In April 2003, the entire state management subsystem was removed and replaced with a single local socket. The drivers listen for connections and push updates asynchronously to any listeners. They also recognize a few commands. Drivers also dampen the flow of updates, and only push them out when something actually changes.
As a result, upsd
no longer has to poll any files on the disk, and can
just select()
all of its file descriptors (fds) and wait for activity.
When one of them is active, it reads the fd and parses the results.
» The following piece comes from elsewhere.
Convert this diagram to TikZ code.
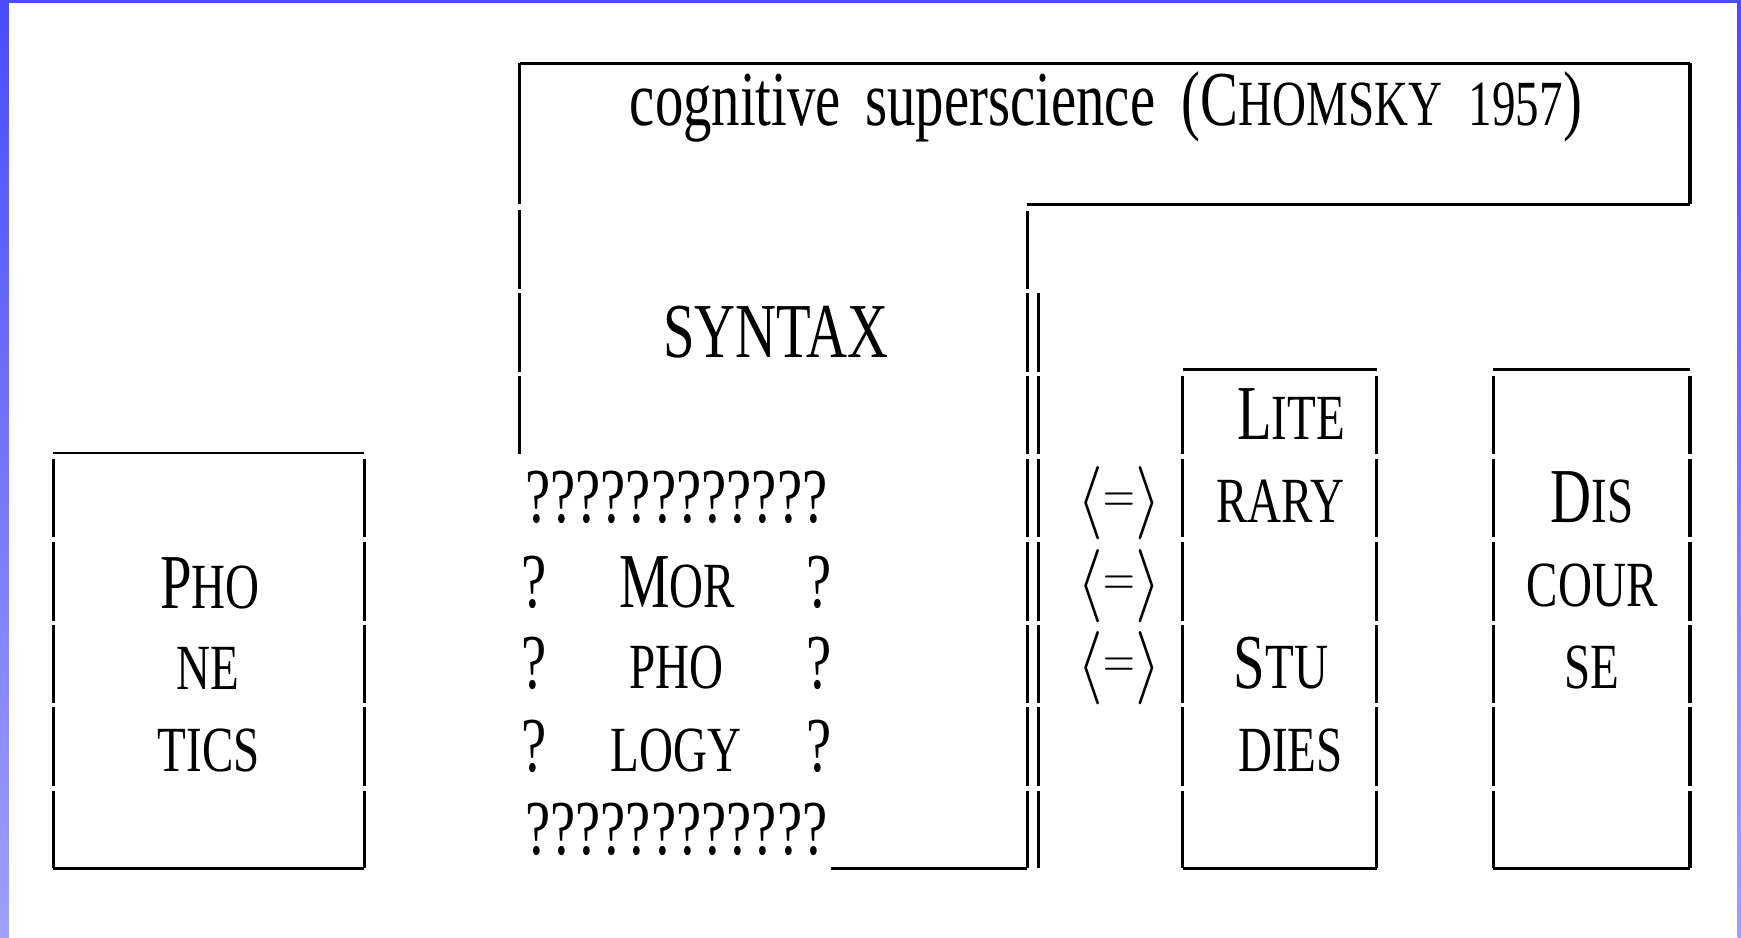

Updates from the hardware now get to upsd
about as fast as they possibly
can.
Drivers used to call setinfo()
to change the local array, and then would
call writeinfo()
to push the array onto the disk, or into the
mmap/shared memory space. This introduced a lag since many drivers poll
quite a few variables during an update.
By 2013 much of the work on NUT for Windows branch (based off the NUT v2.6.5 release) was completed, adding named pipes as the equivalent to local sockets as well as to cross-program signals. This work got a face-lift and was merged into the main code base about a decade later, in 2022.
In April 2023 (eventually released with NUT v2.8.1 and enhanced/fixed in later releases), a new use-case was added: interactions of two instances of a driver program over the local socket, as an alternative to signals for the already-running driver to reload configuration, exit and make way for a new instance of the driver daemon, or command the UPS to kill power without the overhead of a new connection made by such new instance.